Impeccable sources, who were in the convoy at that time, reveal that the President’s ADC tried to persuade Moi first to fly to Nairobi, which was safer but Moi refused. He was getting to Nairobi by road to see the country. “Moi also insisted on riding in his official car. He was not going to sneak into Nairobi sandwiched by the military. The man was stubborn but also very brave in the circumstances. He was unshaken by the events of that day.”

Sumbeiywo says he returned his 204 vehicle to his house and informed his wife, Lornah, he was heading to Nairobi. He boarded a military land rover and joined the convoy to Nairobi. The convoy drove at about 30mph from Nakuru to Nairobi. “The road was deserted, there was no traffic. We had our fears about finding resistance along the road, it never happened.”

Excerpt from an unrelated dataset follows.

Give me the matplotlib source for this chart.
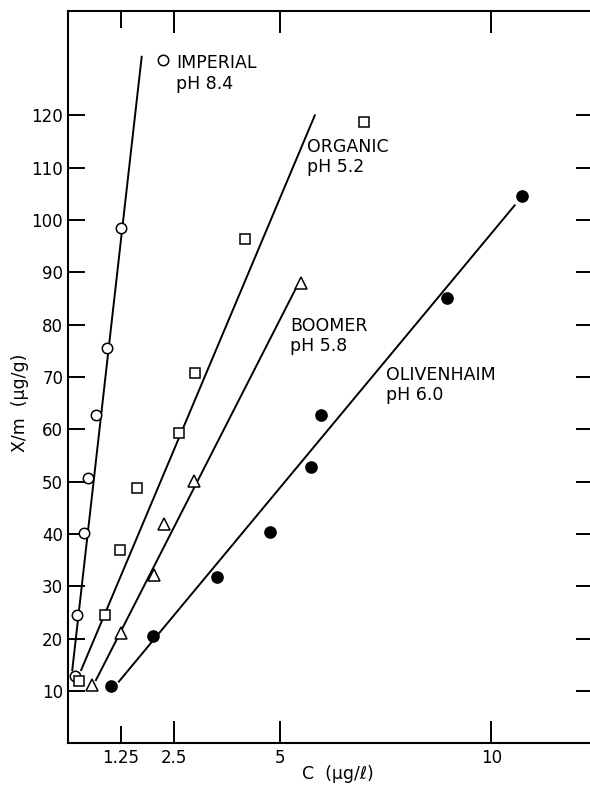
import matplotlib.pyplot as plt
from matplotlib.ticker import FixedLocator, NullFormatter

# Freundlich-style adsorption, X/m vs equilibrium concentration C
imperial_c = [0.165, 0.21, 0.385, 0.48, 0.66, 0.92, 1.25, 2.25]
imperial_xm = [12.9, 24.6, 40.2, 50.7, 62.8, 75.6, 98.4, 130.5]
imperial_fit_c = [0.1, 1.74]
imperial_fit_xm = [14.0, 131.2]

organic_c = [0.25, 0.87, 1.23, 1.63, 2.63, 3.0, 4.18, 6.99]
organic_xm = [11.9, 24.6, 36.9, 48.8, 59.4, 70.7, 96.4, 118.7]
organic_fit_c = [0.31, 5.83]
organic_fit_xm = [14.0, 120.0]

boomer_c = [0.56, 1.25, 2.04, 2.27, 2.98, 5.5]
boomer_xm = [11.1, 21.0, 32.2, 42.0, 50.1, 88.0]
boomer_fit_c = [0.66, 5.38]
boomer_fit_xm = [12.1, 86.9]

oliv_c = [1.01, 2.01, 3.53, 4.77, 5.75, 5.98, 8.96, 10.72]
oliv_xm = [11.0, 20.6, 31.7, 40.3, 52.8, 62.8, 85.1, 104.6]
oliv_fit_c = [1.2, 10.55]
oliv_fit_xm = [11.8, 102.8]

x_ticks = [1.25, 2.5, 5, 10]
x_tick_labels = ["1.25", "2.5", "5", "10"]
y_ticks = list(range(10, 130, 10))

plt.rcParams['font.family'] = ['DejaVu Sans']

fig = plt.figure(figsize=(5.9, 7.86), dpi=100)
ax = fig.add_axes([0.1153, 0.0542, 0.8897, 0.9322])

lw = 1.4
ms = 7.5
mew = 1.1

ax.plot(imperial_fit_c, imperial_fit_xm, color='black', lw=lw)
ax.plot(imperial_c, imperial_xm, 'o', ms=ms, mfc='white', mec='black', mew=mew)

ax.plot(organic_fit_c, organic_fit_xm, color='black', lw=lw)
ax.plot(organic_c, organic_xm, 's', ms=ms - 0.5, mfc='white', mec='black', mew=mew)

ax.plot(boomer_fit_c, boomer_fit_xm, color='black', lw=lw)
ax.plot(boomer_c, boomer_xm, '^', ms=ms + 0.5, mfc='white', mec='black', mew=mew)

ax.plot(oliv_fit_c, oliv_fit_xm, color='black', lw=lw)
ax.plot(oliv_c, oliv_xm, 'o', ms=ms + 0.5, mfc='black', mec='black', mew=mew)

fs = 12.5
ax.text(2.55, 128.0, "IMPERIAL\npH 8.4", fontsize=fs, ha='left', va='center', linespacing=1.15)
ax.text(5.64, 112.0, "ORGANIC\npH 5.2", fontsize=fs, ha='left', va='center', linespacing=1.15)
ax.text(5.24, 77.9, "BOOMER\npH 5.8", fontsize=fs, ha='left', va='center', linespacing=1.15)
ax.text(7.52, 68.4, "OLIVENHAIM\npH 6.0", fontsize=fs, ha='left', va='center', linespacing=1.15)

ax.set_xlim(0, 12.4)
ax.set_ylim(0, 140)

# 1.25 gets a shorter tick than the others
ax.xaxis.set_major_locator(FixedLocator(x_ticks[1:]))
ax.set_xticklabels(x_tick_labels[1:])
ax.xaxis.set_minor_locator(FixedLocator(x_ticks[:1]))
ax.set_xticklabels(x_tick_labels[:1], minor=True)
ax.set_yticks(y_ticks)
ax.yaxis.set_minor_formatter(NullFormatter())

ax.tick_params(axis='x', which='major', direction='in', length=16, width=1.4,
               top=True, bottom=True, labelsize=12, pad=4)
ax.tick_params(axis='x', which='minor', direction='in', length=12.5, width=1.4,
               top=True, bottom=True, labelsize=12, pad=4)
ax.tick_params(axis='y', direction='in', length=12, width=1.4,
               left=True, right=True, labelsize=12, pad=3.5)

for sp in ax.spines.values():
    sp.set_linewidth(1.5)

ax.set_xlabel("C  (\u03bcg/\u2113)", fontsize=12.5, labelpad=-1)
ax.xaxis.set_label_coords(0.515, -0.029)
ax.set_ylabel("X/m  (\u03bcg/g)", fontsize=12.5)
ax.yaxis.set_label_coords(-0.074, 0.465)

fig.savefig("out.png", dpi=100)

The convoy made up of soldiers and vehicles with headlights on snaked its way along the highway and it took three hours to get to Nairobi. At Rironi, a curious crowd gathered following the convoy. Moi recognised the growing crowd from his car and ordered the convoy to stop. He wanted to address the crowd.

It was the nightmarish scenario for any security agents detailing a President, who had just survived a foiled military coup.

Says a source who was in the convoy: “Moi’s ADC tried to dissuade him from opening the hatchet to address the crowd and instead keep driving straight to Nairobi. Moi refused and insisted he must speak.”

The President stepped up from his hatchet to the thunderous applause of the crowd. It was the first time he was addressing a crowd since the events of the night before.  By 4pm, the convoy drove into Nairobi. “I left the convoy to go to Ulinzi House, but before I left, Moi asked me to inform Gen. Mulinge that he wanted to see him,” says Sumbeiywo.

He recalls arriving at Ulinzi House to find the place a beehive of activity. At 5:45pm, President Moi addressed the nation from State House to assure that the Government was in control, the coup had been crushed and a mop up exercise to deal with the plotters had been initiated. He announced a dawn to dusk curfew in Nanyuki and Nairobi.